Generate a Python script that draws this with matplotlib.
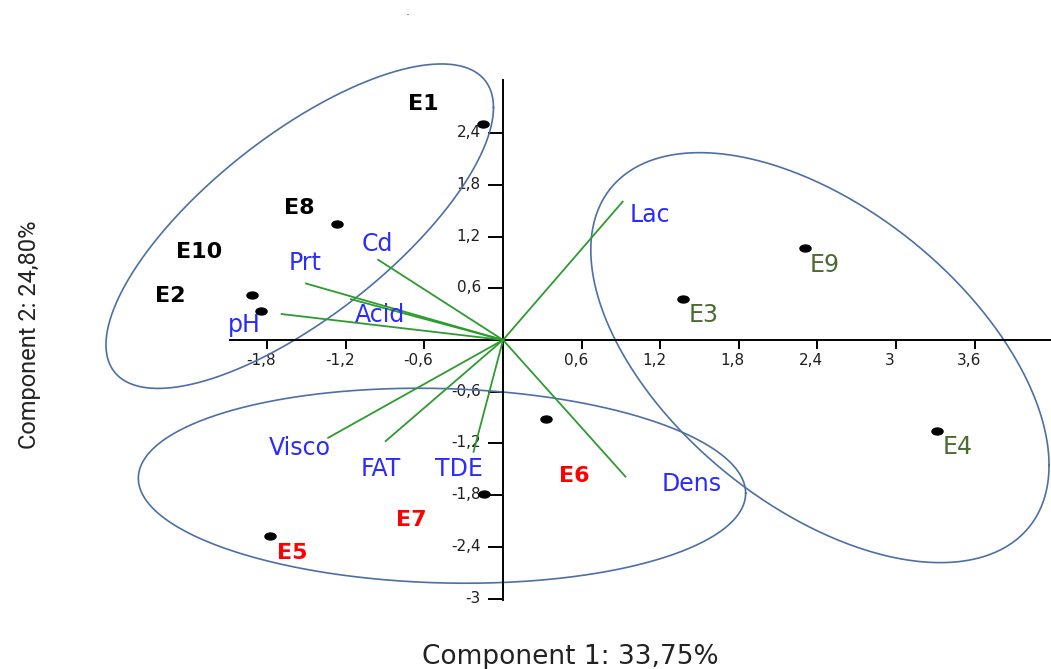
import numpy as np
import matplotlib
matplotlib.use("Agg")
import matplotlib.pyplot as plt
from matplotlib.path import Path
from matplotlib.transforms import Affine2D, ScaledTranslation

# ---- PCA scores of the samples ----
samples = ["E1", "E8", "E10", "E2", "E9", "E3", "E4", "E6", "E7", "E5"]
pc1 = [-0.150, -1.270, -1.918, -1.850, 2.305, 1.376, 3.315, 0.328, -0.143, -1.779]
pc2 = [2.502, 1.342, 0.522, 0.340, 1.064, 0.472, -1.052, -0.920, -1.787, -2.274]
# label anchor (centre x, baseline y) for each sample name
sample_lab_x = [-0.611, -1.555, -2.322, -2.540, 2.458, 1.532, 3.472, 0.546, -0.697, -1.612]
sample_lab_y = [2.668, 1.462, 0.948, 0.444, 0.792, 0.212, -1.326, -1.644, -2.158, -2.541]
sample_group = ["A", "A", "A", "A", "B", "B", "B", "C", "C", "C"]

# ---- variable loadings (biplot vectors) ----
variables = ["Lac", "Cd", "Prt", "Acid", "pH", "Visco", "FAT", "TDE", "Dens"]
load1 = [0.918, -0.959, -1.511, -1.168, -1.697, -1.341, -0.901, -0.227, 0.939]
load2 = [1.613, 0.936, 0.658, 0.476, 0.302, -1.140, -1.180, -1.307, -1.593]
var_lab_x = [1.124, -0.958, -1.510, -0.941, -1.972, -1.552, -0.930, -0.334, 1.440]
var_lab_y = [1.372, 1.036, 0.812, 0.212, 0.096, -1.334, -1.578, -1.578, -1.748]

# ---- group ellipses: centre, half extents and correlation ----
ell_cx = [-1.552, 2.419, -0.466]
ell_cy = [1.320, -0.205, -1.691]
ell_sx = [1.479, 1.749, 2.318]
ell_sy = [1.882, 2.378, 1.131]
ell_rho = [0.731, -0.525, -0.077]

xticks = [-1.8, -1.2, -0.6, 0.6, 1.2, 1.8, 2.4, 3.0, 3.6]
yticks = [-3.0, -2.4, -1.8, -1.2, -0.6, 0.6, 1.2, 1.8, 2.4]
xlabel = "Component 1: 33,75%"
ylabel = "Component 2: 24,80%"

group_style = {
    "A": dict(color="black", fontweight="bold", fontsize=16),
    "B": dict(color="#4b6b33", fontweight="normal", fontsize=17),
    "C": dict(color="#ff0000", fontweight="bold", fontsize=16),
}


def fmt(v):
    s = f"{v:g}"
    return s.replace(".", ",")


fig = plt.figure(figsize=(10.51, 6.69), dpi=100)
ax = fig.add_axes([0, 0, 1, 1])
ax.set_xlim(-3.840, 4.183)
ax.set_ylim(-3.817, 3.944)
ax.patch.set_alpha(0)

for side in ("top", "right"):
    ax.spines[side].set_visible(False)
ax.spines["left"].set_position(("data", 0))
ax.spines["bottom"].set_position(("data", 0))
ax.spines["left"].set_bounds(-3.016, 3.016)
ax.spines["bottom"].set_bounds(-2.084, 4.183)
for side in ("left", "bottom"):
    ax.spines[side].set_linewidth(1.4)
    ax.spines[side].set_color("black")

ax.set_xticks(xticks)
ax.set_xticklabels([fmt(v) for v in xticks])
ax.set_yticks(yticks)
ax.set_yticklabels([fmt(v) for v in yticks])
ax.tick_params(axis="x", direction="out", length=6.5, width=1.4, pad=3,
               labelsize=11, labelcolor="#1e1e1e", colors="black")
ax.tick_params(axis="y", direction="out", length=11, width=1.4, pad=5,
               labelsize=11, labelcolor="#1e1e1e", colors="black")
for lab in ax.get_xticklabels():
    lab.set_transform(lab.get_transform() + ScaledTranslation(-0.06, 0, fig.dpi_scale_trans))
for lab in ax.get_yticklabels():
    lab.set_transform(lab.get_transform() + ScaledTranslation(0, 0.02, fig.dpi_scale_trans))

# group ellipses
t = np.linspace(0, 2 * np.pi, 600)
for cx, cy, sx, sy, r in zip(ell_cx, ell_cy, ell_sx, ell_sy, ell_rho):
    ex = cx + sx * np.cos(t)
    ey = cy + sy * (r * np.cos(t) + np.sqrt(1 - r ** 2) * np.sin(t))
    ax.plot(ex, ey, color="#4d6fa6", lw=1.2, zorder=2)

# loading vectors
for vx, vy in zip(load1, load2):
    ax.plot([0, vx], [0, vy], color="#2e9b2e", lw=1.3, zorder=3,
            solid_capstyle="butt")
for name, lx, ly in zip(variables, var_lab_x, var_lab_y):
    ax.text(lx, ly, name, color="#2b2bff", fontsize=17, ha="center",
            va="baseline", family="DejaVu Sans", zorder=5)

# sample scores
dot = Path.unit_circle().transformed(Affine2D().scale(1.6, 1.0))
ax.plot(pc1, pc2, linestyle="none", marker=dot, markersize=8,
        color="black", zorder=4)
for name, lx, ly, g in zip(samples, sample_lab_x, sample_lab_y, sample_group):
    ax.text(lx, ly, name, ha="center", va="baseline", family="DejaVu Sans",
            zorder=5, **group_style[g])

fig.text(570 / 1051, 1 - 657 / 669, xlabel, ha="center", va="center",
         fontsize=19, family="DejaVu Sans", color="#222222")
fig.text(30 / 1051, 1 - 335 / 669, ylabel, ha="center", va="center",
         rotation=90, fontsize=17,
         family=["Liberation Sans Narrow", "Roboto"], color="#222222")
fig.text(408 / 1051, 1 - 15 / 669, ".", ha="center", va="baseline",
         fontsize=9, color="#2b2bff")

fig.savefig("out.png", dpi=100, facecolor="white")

> **REQUEST**: Filter the listing above for the string "matplotlib" and copy every matching line.

> **FINISHED ANSWER**:
Generate a Python script that draws this with matplotlib.
import matplotlib
matplotlib.use("Agg")
import matplotlib.pyplot as plt
from matplotlib.path import Path
from matplotlib.transforms import Affine2D, ScaledTranslation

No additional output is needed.